The company I work for is in the midst of raising a Series-B capital round from a VC syndicate. Over the weekend, our discussion revolved around how much we should raise. We focused on raising the optimal amount of capital; not too much or too little.
Raising capital is dilutive to existing shareholders; thus, it’s best to avoid raising more capital than necessary. A raise of approximately 18 months of cash is a good rule of thumb. Raising more than 18 months means you could be sitting on cash that you raised at a low valuation, although your company is now worth much more.

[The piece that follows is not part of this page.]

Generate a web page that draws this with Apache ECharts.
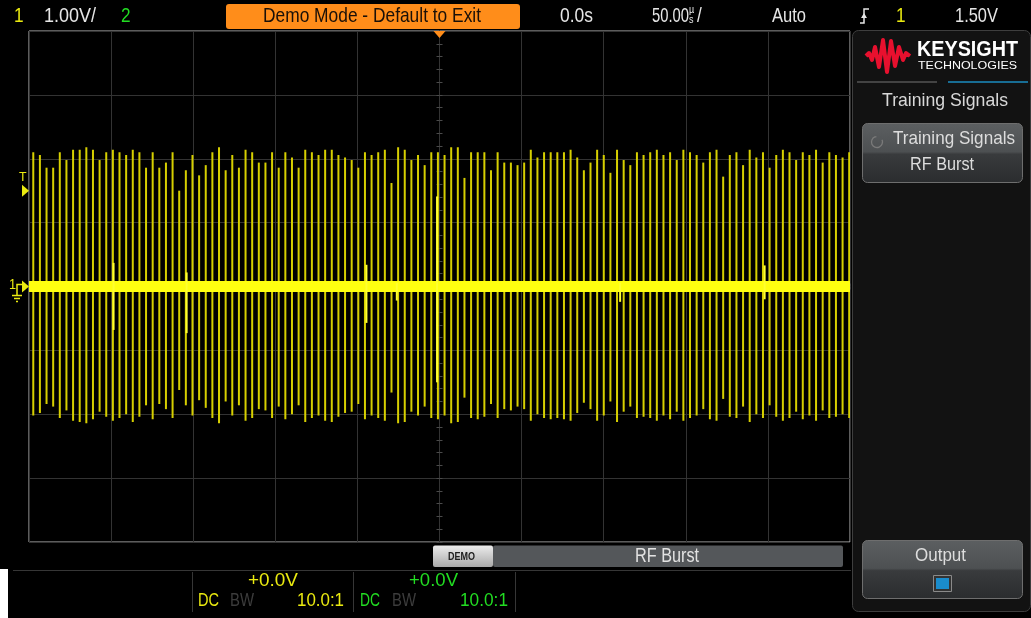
<!DOCTYPE html>
<html><head><meta charset="utf-8">
<script src="https://cdn.jsdelivr.net/npm/echarts/dist/echarts.min.js"></script>
<style>html,body{margin:0;padding:0;background:#000;}#c{width:1031px;height:618px;}</style>
</head><body><div id="c"></div>
<script>
// ---- data ----
const timeRange = [-250, 250];          // µs, 50 µs/div, 10 divisions
const voltRange = [-4, 4];              // V, 1.00 V/div, 8 divisions
const triggerLevel = 1.5;               // V
const burstStart = -247.4;              // µs, first RF burst
const burstPeriod = 4.04;               // µs between bursts
const burstTop = [
  2.10, 2.06, 1.86, 1.86, 2.10, 1.98, 2.14, 2.14, 2.18, 2.14, 1.98, 2.10, 2.14, 2.10, 2.06, 2.14, 2.10, 1.86, 2.10, 1.86, 1.94, 2.10, 1.50, 1.82, 2.06, 1.74, 1.90, 2.10, 2.18, 1.82, 2.06,
  1.86, 2.14, 2.10, 1.94, 1.94, 2.10, 1.86, 2.10, 2.02, 1.86, 2.14, 2.10, 2.06, 2.14, 2.14, 2.06, 2.02, 1.98, 1.86, 2.10, 2.06, 2.10, 2.14, 1.62, 2.18, 2.14, 1.98, 2.06, 1.90, 2.10, 2.10,
  2.06, 2.18, 2.18, 1.70, 2.10, 2.10, 2.10, 1.82, 2.10, 1.94, 1.94, 1.90, 1.94, 2.14, 2.02, 2.10, 2.10, 2.10, 2.10, 2.14, 2.02, 1.82, 1.94, 2.14, 2.06, 1.78, 2.14, 1.98, 1.90, 2.10, 2.06,
  2.10, 2.14, 2.06, 2.10, 1.98, 2.14, 2.10, 2.06, 1.94, 2.10, 2.14, 1.72, 2.06, 2.10, 1.90, 2.14, 2.02, 2.10, 1.86, 2.06, 2.14, 2.10, 1.98, 2.10, 2.06, 2.14, 1.94, 2.10, 2.06, 2.02, 2.10
];
const burstBottom = [
  -2.02, -1.98, -1.84, -1.88, -2.06, -1.94, -2.10, -2.12, -2.14, -2.08, -1.96, -2.04, -2.10, -2.06, -2.00, -2.12, -2.04, -1.86, -2.08, -1.84, -1.92, -2.06, -1.62, -1.86, -2.02, -1.78, -1.90, -2.06, -2.14, -1.80, -2.02,
  -1.86, -2.10, -2.06, -1.92, -1.94, -2.06, -1.88, -2.08, -2.00, -1.86, -2.12, -2.06, -2.02, -2.10, -2.12, -2.04, -1.98, -1.96, -1.84, -2.08, -2.02, -2.06, -2.10, -1.66, -2.14, -2.12, -1.96, -2.02, -1.88, -2.06, -2.08,
  -2.02, -2.14, -2.12, -1.74, -2.06, -2.08, -2.04, -1.84, -2.06, -1.92, -1.94, -1.88, -1.92, -2.10, -2.00, -2.06, -2.08, -2.06, -2.08, -2.10, -1.98, -1.82, -1.92, -2.10, -2.02, -1.80, -2.12, -1.96, -1.88, -2.06, -2.04,
  -2.06, -2.10, -2.02, -2.08, -1.96, -2.10, -2.06, -2.02, -1.92, -2.08, -2.10, -1.76, -2.04, -2.06, -1.88, -2.12, -2.00, -2.06, -1.86, -2.04, -2.10, -2.06, -1.96, -2.08, -2.02, -2.10, -1.94, -2.06, -2.04, -2.00, -2.06
];
const glitchTime   = [-198.5, -154.0, -44.5, -1.5, 198.0, -26.0, 110.0];
const glitchTop    = [0.37, 0.22, 0.34, 1.41, 0.33, 0.06, 0.06];
const glitchBottom = [-0.68, -0.73, -0.57, -1.50, -0.20, -0.22, -0.24];
const baselineTime = [-250, 250];
const baselineVolt = [0, 0];

// ---- chart ----
const FONT = "'Liberation Sans','Arimo',sans-serif";
const YEL = '#eaea10', GRN = '#22dd22', WHT = '#e6e6e6';
const chart = echarts.init(document.getElementById('c'), null, {renderer: 'canvas'});

const burstData = burstTop.map((v, k) => [burstStart + k * burstPeriod, v, burstBottom[k]]);
const glitchData = glitchTime.map((t, i) => [t, glitchTop[i], glitchBottom[i]]);
const baseData = baselineTime.map((t, i) => [t, baselineVolt[i]]);

function vline(color, width) {
  return function (params, api) {
    const p1 = api.coord([api.value(0), api.value(1)]);
    const p2 = api.coord([api.value(0), api.value(2)]);
    return {type: 'line', shape: {x1: p1[0], y1: p1[1], x2: p2[0], y2: p2[1]},
      style: {stroke: color, lineWidth: width}};
  };
}

const tickAxisX = (inside) => ({
  type: 'value', min: timeRange[0], max: timeRange[1], interval: 50,
  axisLine: {show: true, onZero: true, onZeroAxisIndex: 0, lineStyle: {color: '#333', width: 1}},
  axisTick: {show: true, inside: inside, length: 3, lineStyle: {color: '#4a4a4a'}},
  minorTick: {show: true, splitNumber: 5, length: 3, lineStyle: {color: '#4a4a4a'}},
  axisLabel: {show: false}, splitLine: {show: false}
});
const tickAxisY = (inside) => ({
  type: 'value', min: voltRange[0], max: voltRange[1], interval: 1,
  axisLine: {show: true, onZero: true, onZeroAxisIndex: 0, lineStyle: {color: '#333', width: 1}},
  axisTick: {show: true, inside: inside, length: 3, lineStyle: {color: '#4a4a4a'}},
  minorTick: {show: true, splitNumber: 5, length: 3, lineStyle: {color: '#4a4a4a'}},
  axisLabel: {show: false}, splitLine: {show: false}
});

chart.setOption({
  backgroundColor: '#000',
  animation: false,
  grid: {left: 29, top: 31, width: 821, height: 511, show: true, borderColor: '#b8b8b8', borderWidth: 1, backgroundColor: '#000'},
  xAxis: [
    {type: 'value', min: timeRange[0], max: timeRange[1], interval: 50,
      axisLine: {show: false}, axisTick: {show: false}, axisLabel: {show: false},
      splitLine: {show: true, lineStyle: {color: '#333', width: 1}}},
    tickAxisX(false), tickAxisX(true)
  ],
  yAxis: [
    {type: 'value', min: voltRange[0], max: voltRange[1], interval: 1,
      axisLine: {show: false}, axisTick: {show: false}, axisLabel: {show: false},
      splitLine: {show: true, lineStyle: {color: '#333', width: 1}}},
    tickAxisY(false), tickAxisY(true)
  ],
  series: [
    {type: 'custom', name: 'bursts', data: burstData, renderItem: vline('#d6cf00', 2), z: 2, clip: true},
    {type: 'line', name: 'baseline', data: baseData, symbol: 'none', z: 3,
      lineStyle: {color: '#ffff10', width: 11}},
    {type: 'custom', name: 'glitches', data: glitchData, renderItem: vline('#ffff30', 2), z: 4, clip: true}
  ]
});

// marker positions from the chart's own scales
const gndY = chart.convertToPixel({yAxisIndex: 0}, 0);
const trigY = chart.convertToPixel({yAxisIndex: 0}, triggerLevel);
const t0X = chart.convertToPixel({xAxisIndex: 0}, 0);
const LX = 29;

const mctx = document.createElement('canvas').getContext('2d');
// text squeezed/stretched horizontally to the width it has on the scope screen
// fit > 3: target width in px; fit <= 3: plain horizontal scale factor
function txt(text, x, y, fill, size, align, fit, extra) {
  extra = extra || {};
  const fam = extra.fontFamily || FONT, wt = extra.fontWeight || 'normal';
  let sx = 1;
  if (fit && fit > 3) {
    mctx.font = wt + ' ' + size + 'px ' + fam;
    sx = fit / mctx.measureText(text).width;
  } else if (fit) {
    sx = fit;
  }
  return {type: 'text', silent: true, z: 100, x: x, y: y, scaleX: sx, originX: 0, originY: 0,
    style: Object.assign({text: text, x: 0, y: 0, fill: fill, fontSize: size, fontFamily: fam,
      fontWeight: wt, align: align || 'left', verticalAlign: 'middle'}, extra)};
}
function btnGrad(a, b, c, d) {
  return new echarts.graphic.LinearGradient(0, 0, 0, 1, [
    {offset: 0, color: a}, {offset: 0.48, color: b}, {offset: 0.52, color: c}, {offset: 1, color: d}]);
}

const g = [];
// top status bar
g.push(txt('1', 14, 16, YEL, 21, 'left', 0.82));
g.push(txt('1.00V/', 44, 16, WHT, 21, 'left', 52));
g.push(txt('2', 121, 16, GRN, 21, 'left', 0.82));
g.push({type: 'rect', z: 100, shape: {x: 226, y: 4, width: 294, height: 25, r: 3}, style: {fill: '#ff8d1a'}});
g.push(txt('Demo Mode - Default to Exit', 263, 16.5, '#1a1008', 21, 'left', 218));
g.push(txt('0.0s', 560, 16, WHT, 21, 'left', 33));
g.push(txt('50.00', 652, 16, WHT, 21, 'left', 37));
g.push(txt('µ', 689, 10, WHT, 10, 'left', 0.9));
g.push(txt('s', 689, 20, WHT, 10, 'left', 0.9));
g.push(txt('/', 697, 16, WHT, 21, 'left', 0.82));
g.push(txt('Auto', 772, 16, WHT, 21, 'left', 34));
g.push({type: 'polyline', z: 100, shape: {points: [[860, 23], [864, 23], [864, 9], [869, 9]]}, style: {stroke: WHT, lineWidth: 1.5, fill: null}});
g.push({type: 'polygon', z: 100, shape: {points: [[861, 18], [867, 18], [864, 13]]}, style: {fill: WHT}});
g.push(txt('1', 896, 16, YEL, 21, 'left', 0.82));
g.push(txt('1.50V', 955, 16, WHT, 21, 'left', 43));

// trigger-time marker at top of graticule
g.push({type: 'polygon', z: 100, shape: {points: [[t0X - 6, 31], [t0X + 6, 31], [t0X, 38]]}, style: {fill: '#ff8d1a'}});
// trigger level marker
g.push(txt('T', 19, trigY - 13, YEL, 13, 'left', 0.95));
g.push({type: 'polygon', z: 100, shape: {points: [[LX - 7, trigY - 6], [LX, trigY], [LX - 7, trigY + 6]]}, style: {fill: YEL}});
// channel 1 ground marker
g.push(txt('1', 9, gndY - 2, YEL, 15, 'left', 0.85));
g.push({type: 'polyline', z: 100, shape: {points: [[22, gndY - 2], [17, gndY - 2], [17, gndY + 9]]}, style: {stroke: YEL, lineWidth: 1.5, fill: null}});
g.push({type: 'line', z: 100, shape: {x1: 12, y1: gndY + 9, x2: 22, y2: gndY + 9}, style: {stroke: YEL, lineWidth: 1.5}});
g.push({type: 'line', z: 100, shape: {x1: 14, y1: gndY + 12, x2: 20, y2: gndY + 12}, style: {stroke: YEL, lineWidth: 1.5}});
g.push({type: 'line', z: 100, shape: {x1: 16, y1: gndY + 15, x2: 18, y2: gndY + 15}, style: {stroke: YEL, lineWidth: 1.5}});
g.push({type: 'polygon', z: 100, shape: {points: [[LX - 7, gndY - 6], [LX, gndY], [LX - 7, gndY + 6]]}, style: {fill: YEL}});

// right side panel
g.push({type: 'rect', z: 90, shape: {x: 852.5, y: 30.5, width: 178, height: 581, r: 6}, style: {fill: '#121212', stroke: '#3e3e3e', lineWidth: 1}});
g.push({type: 'polyline', z: 100, shape: {points: [[866, 56], [869, 53], [872, 60], [875, 47], [879, 67], [883, 40], [887, 72], [891, 41], [895, 66], [899, 47], [903, 60], [906, 53], [910, 56]]},
  style: {stroke: '#e8102e', lineWidth: 4, fill: null, lineJoin: 'round'}});
g.push(txt('KEYSIGHT', 917, 50, '#ffffff', 22, 'left', 101, {fontWeight: 'bold'}));
g.push(txt('TECHNOLOGIES', 918, 66, '#ffffff', 10.5, 'left', 99));
g.push({type: 'line', z: 100, shape: {x1: 857, y1: 82, x2: 937, y2: 82}, style: {stroke: '#555', lineWidth: 1.5}});
g.push({type: 'line', z: 100, shape: {x1: 948, y1: 82, x2: 1028, y2: 82}, style: {stroke: '#1b8cc0', lineWidth: 1.5}});
g.push(txt('Training Signals', 882, 101, '#d8d8d8', 19, 'left', 126));
g.push({type: 'rect', z: 100, shape: {x: 862.5, y: 123.5, width: 160, height: 59, r: 5},
  style: {fill: btnGrad('#5c5f61', '#4d5052', '#393b3d', '#2a2c2e'), stroke: '#6e6e6e', lineWidth: 1}});
g.push({type: 'arc', z: 101, shape: {cx: 877, cy: 142, r: 5.5, startAngle: -0.4, endAngle: 4.6}, style: {stroke: '#7a7a7a', lineWidth: 1.3, fill: null}});
g.push(txt('Training Signals', 893, 139, '#dddddd', 19, 'left', 122));
g.push(txt('RF Burst', 910, 165, '#dddddd', 19, 'left', 64));
g.push({type: 'rect', z: 100, shape: {x: 862.5, y: 540.5, width: 160, height: 58, r: 5},
  style: {fill: btnGrad('#5c5f61', '#4d5052', '#393b3d', '#2a2c2e'), stroke: '#6e6e6e', lineWidth: 1}});
g.push(txt('Output', 915, 556, '#dddddd', 19, 'left', 51));
g.push({type: 'rect', z: 101, shape: {x: 933.5, y: 575.5, width: 18, height: 16}, style: {fill: '#333', stroke: '#8a8a8a', lineWidth: 1}});
g.push({type: 'rect', z: 102, shape: {x: 936, y: 578, width: 13, height: 11}, style: {fill: '#1a8ccc'}});

// bottom info area
g.push({type: 'rect', z: 100, shape: {x: 433, y: 545.5, width: 60, height: 21.5, r: 2},
  style: {fill: new echarts.graphic.LinearGradient(0, 0, 0, 1, [{offset: 0, color: '#ececec'}, {offset: 1, color: '#a9a9a9'}])}});
g.push(txt('DEMO', 448, 557, '#202020', 11, 'left', 27, {fontWeight: 'bold'}));
g.push({type: 'rect', z: 100, shape: {x: 493, y: 545.5, width: 350, height: 21.5, r: 2}, style: {fill: '#54575a'}});
g.push(txt('RF Burst', 635, 556, '#e2e2e2', 20, 'left', 64));
g.push({type: 'line', z: 100, shape: {x1: 13, y1: 570.5, x2: 851, y2: 570.5}, style: {stroke: '#363636', lineWidth: 1}});
[192.5, 353.5, 515.5].forEach(x => g.push({type: 'line', z: 100, shape: {x1: x, y1: 572, x2: x, y2: 612}, style: {stroke: '#363636', lineWidth: 1}}));
g.push(txt('+0.0V', 248, 581, YEL, 18, 'left', 50));
g.push(txt('DC', 198, 601, YEL, 18, 'left', 21));
g.push(txt('BW', 230, 601, '#3c3c3c', 18, 'left', 24));
g.push(txt('10.0:1', 297, 601, YEL, 18, 'left', 47));
g.push(txt('+0.0V', 409, 581, GRN, 18, 'left', 49));
g.push(txt('DC', 360, 601, GRN, 18, 'left', 20));
g.push(txt('BW', 392, 601, '#3c3c3c', 18, 'left', 24));
g.push(txt('10.0:1', 460, 601, GRN, 18, 'left', 48));
// white margin at lower-left of the capture
g.push({type: 'rect', z: 100, shape: {x: 0, y: 569, width: 8, height: 49}, style: {fill: '#ffffff'}});

chart.setOption({graphic: {elements: g}});
</script>
</body></html>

Raising capital is time consuming and distracting. Raise less than 18 months of cash, and you’ll have to go through the fundraising process again before you know it, which could result in the business suffering operationally.
Calculating how much cash you need to operate for 18 months is easy. Simply calculate your current monthly cash burn rate (a Sources and Uses statement will help), and then extrapolate that burn rate out 18 months, adjusting for additional cash-burn that comes with growth. Alternatively, If your company is likely to achieve break-even sooner than 18 months, you’re better off raising exactly enough to get to break-even.

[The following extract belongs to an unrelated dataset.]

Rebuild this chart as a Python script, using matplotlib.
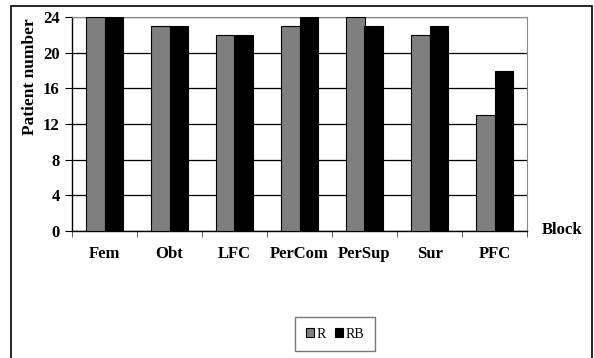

Your unique fundraising environment will dictate the structure of the round. I.e. if you’re desperate for cash, and there aren’t many investors, you could be selling 25%+ of the company. If you’re the hot company on the block, with multiple competing investors, you’ll sell 10% or less. As a general rule, 10-20% dilution for 18 months of cash burn is typical.
Additionally, it may be worth paying a premium to ensure you’re partnered with the right investors. Target the 10%-20% range, but consider the value added by each competing investor, and normalize valuations accordingly.
The key is to minimize dilution to existing investors (which will maximize their value upon an exit event), while raising enough cash to operate and grow the business, allowing the company to reach said exit-event. It’s a fine line.